Estimating the spatiotemporal potential of self-consuming photovoltaic energy to charge electric vehicles in rural and urban Nordic areas

Abstract

The penetration of electric vehicles (EVs) and photovoltaic (PV) systems has increased globally in the last decade. For planning purposes, the spatiotemporal variability of distributed PV power generation and EV charging needs to be quantified for urban and rural areas. This study introduces a state-of-the-art, open, and generally applicable model framework for assessing the spatiotemporal mismatch between EV load and PV generation for urban and rural areas.
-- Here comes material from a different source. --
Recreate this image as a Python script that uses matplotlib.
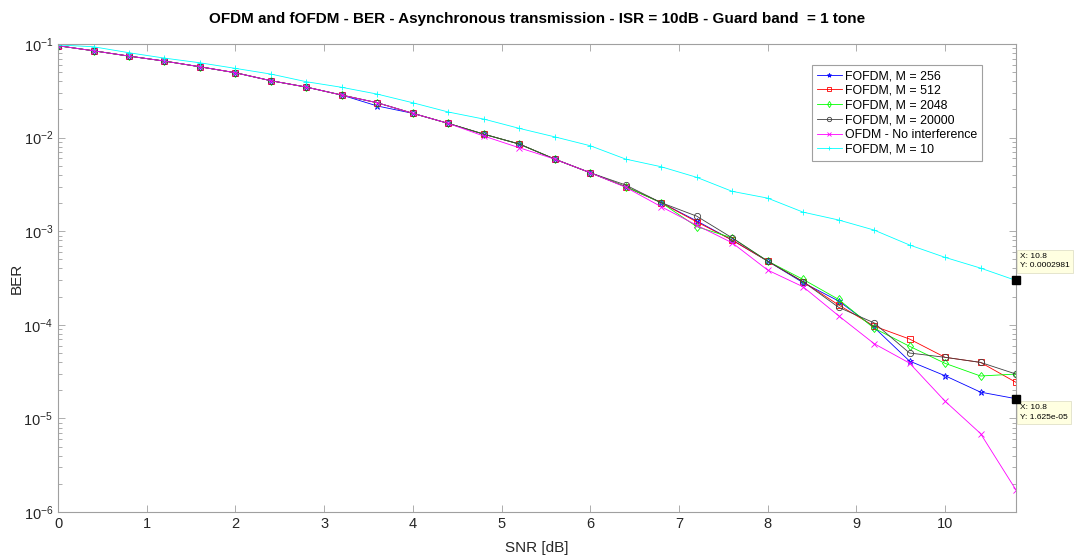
import numpy as np
import matplotlib
matplotlib.use("Agg")
import matplotlib.pyplot as plt
from matplotlib.ticker import LogLocator, FixedLocator, NullFormatter

plt.rcParams["font.family"] = ["Liberation Sans", "DejaVu Sans"]
plt.rcParams["mathtext.fontset"] = "custom"
plt.rcParams["mathtext.rm"] = "Liberation Sans"
plt.rcParams["mathtext.it"] = "Liberation Sans:italic"

snr = np.round(np.arange(28) * 0.4, 1)

ber_256 = [0.096, 0.0848, 0.0744, 0.0658, 0.0572, 0.0494, 0.0406, 0.0347, 0.0285, 0.0218,
           0.0182, 0.0142, 0.0109, 0.00855, 0.0059, 0.00422, 0.00299, 0.00202, 0.00129, 0.000805,
           0.00048, 0.000282, 0.000180, 9.4e-5, 4.1e-5, 2.86e-5, 1.91e-5, 1.625e-5]
ber_512 = [0.096, 0.0848, 0.0744, 0.0658, 0.0572, 0.0494, 0.0406, 0.0347, 0.0285, 0.0236,
           0.0182, 0.0142, 0.0109, 0.00855, 0.0059, 0.00422, 0.00299, 0.00202, 0.00126, 0.000805,
           0.00048, 0.000289, 0.000163, 9.7e-5, 7.05e-5, 4.5e-5, 3.97e-5, 2.43e-5]
ber_2048 = [0.096, 0.0848, 0.0744, 0.0658, 0.0572, 0.0494, 0.0406, 0.0347, 0.0285, 0.0236,
            0.0182, 0.0142, 0.0109, 0.00855, 0.0059, 0.00422, 0.00299, 0.00202, 0.00112, 0.00085,
            0.00048, 0.000306, 0.000187, 9.2e-5, 5.9e-5, 3.88e-5, 2.84e-5, 2.98e-5]
ber_20000 = [0.096, 0.0848, 0.0744, 0.0658, 0.0572, 0.0494, 0.0406, 0.0347, 0.0285, 0.0236,
             0.0182, 0.0142, 0.0109, 0.00855, 0.0059, 0.00422, 0.00312, 0.00202, 0.00145, 0.00085,
             0.00048, 0.000289, 0.000154, 1.05e-4, 5.0e-5, 4.5e-5, 3.97e-5, 2.98e-5]
ber_ofdm = [0.096, 0.0848, 0.0744, 0.0658, 0.0572, 0.0494, 0.0406, 0.0347, 0.0285, 0.0236,
            0.0182, 0.0142, 0.0104, 0.0078, 0.0059, 0.00422, 0.00295, 0.00183, 0.00116, 0.000753,
            0.000385, 0.000255, 0.000125, 6.3e-5, 3.9e-5, 1.53e-5, 6.9e-6, 1.72e-6]
ber_10 = [0.098, 0.0936, 0.0808, 0.0708, 0.0631, 0.055, 0.0478, 0.0396, 0.0345, 0.0292,
          0.0236, 0.0188, 0.0158, 0.01257, 0.0102, 0.0082, 0.0059, 0.00489, 0.00377, 0.00267,
          0.00226, 0.0016, 0.00132, 0.00103, 0.000713, 0.000526, 0.000404, 0.0002981]

series = [
    (ber_256, "FOFDM, M = 256", "#0000ff", "*"),
    (ber_512, "FOFDM, M = 512", "#ff0000", "s"),
    (ber_2048, "FOFDM, M = 2048", "#00ff00", "d"),
    (ber_20000, "FOFDM, M = 20000", "#404040", "o"),
    (ber_ofdm, "OFDM - No interference", "#ff00ff", "x"),
    (ber_10, "FOFDM, M = 10", "#00ffff", "+"),
]

fig = plt.figure(figsize=(10.79, 5.58), dpi=100)
ax = fig.add_axes([0.0538, 0.0824, 0.8878, 0.8386])

for y, label, col, mk in series:
    ax.plot(snr, y, color=col, marker=mk, markersize=4.5, linewidth=0.6,
            markerfacecolor="none", markeredgewidth=0.6, label=label)

ax.set_yscale("log")
ax.set_xlim(0, 10.8)
ax.set_ylim(1e-6, 1e-1)
ax.xaxis.set_major_locator(FixedLocator(range(0, 11)))
ax.yaxis.set_minor_locator(LogLocator(base=10, subs=np.arange(2, 10)))
ax.yaxis.set_minor_formatter(NullFormatter())
ax.tick_params(which="both", direction="in", top=True, right=True,
               colors="#262626", labelsize=10.5)
ax.tick_params(which="major", length=5, width=0.6, color="#a0a0a0")
ax.tick_params(which="minor", length=3, width=0.6, color="#a0a0a0")
for sp in ax.spines.values():
    sp.set_color("#a0a0a0")
    sp.set_linewidth(0.8)

ax.set_xlabel("SNR [dB]", fontsize=11, color="#262626", labelpad=7)
ax.set_ylabel("BER", fontsize=11, color="#262626", labelpad=0)
ax.set_title("OFDM and fOFDM - BER - Asynchronous transmission - ISR = 10dB - Guard band  = 1 tone",
             fontsize=11, fontweight="bold", color="black", pad=15)

leg = ax.legend(loc="upper right", bbox_to_anchor=(0.9645, 0.955), fontsize=8.9,
                fancybox=False, edgecolor="#a0a0a0", framealpha=1, borderaxespad=0,
                handlelength=2.0, handletextpad=0.25, labelspacing=0.22, borderpad=0.4,
                markerscale=0.7)
leg.get_frame().set_linewidth(0.8)

# data tips
tips = [(ber_10[-1], "X: 10.8\nY: 0.0002981", (3, 8), "bottom"),
        (ber_256[-1], "X: 10.8\nY: 1.625e-05", (3, -4), "top")]
for yv, txt, off, va in tips:
    ax.plot([snr[-1]], [yv], marker="s", color="black", markersize=5.5, clip_on=False, zorder=5)
    ax.annotate(txt, xy=(snr[-1], yv), xytext=off, textcoords="offset points",
                fontsize=6, va=va, ha="left", annotation_clip=False, linespacing=1.5,
                bbox=dict(boxstyle="square,pad=0.4", fc="#ffffe1", ec="#e0e0c8", lw=0.6))

fig.savefig("out.png", dpi=100, facecolor="white")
The model is applied to a rural and an urban area, both 16 km × 16 km and located in Sweden, and is evaluated for the extreme months of January and July. The results show that an energy deficit of, at most, 86% and an up to ten times surplus took place in January and July, respectively. A high self-consumption (SC) of 77% was observed for January and a high self-sufficiency (SS) of 69% for July. This is to say that during July, PV can fulfill 69% of the EV charging load. Moreover, there were no observed correlations between the PV-EV temporal matching scores (the SS and the SC) and the dominant type of charging, e.g., workplace charging in each grid cell (1 km × 1 km) of the areas. This can be partially attributed to the wide distribution of the rooftop orientations in both areas. This challenges the assumption of low PV-EV temporal matching in residential parts of the city. Applying the proposed methodology to other regions is incentivized.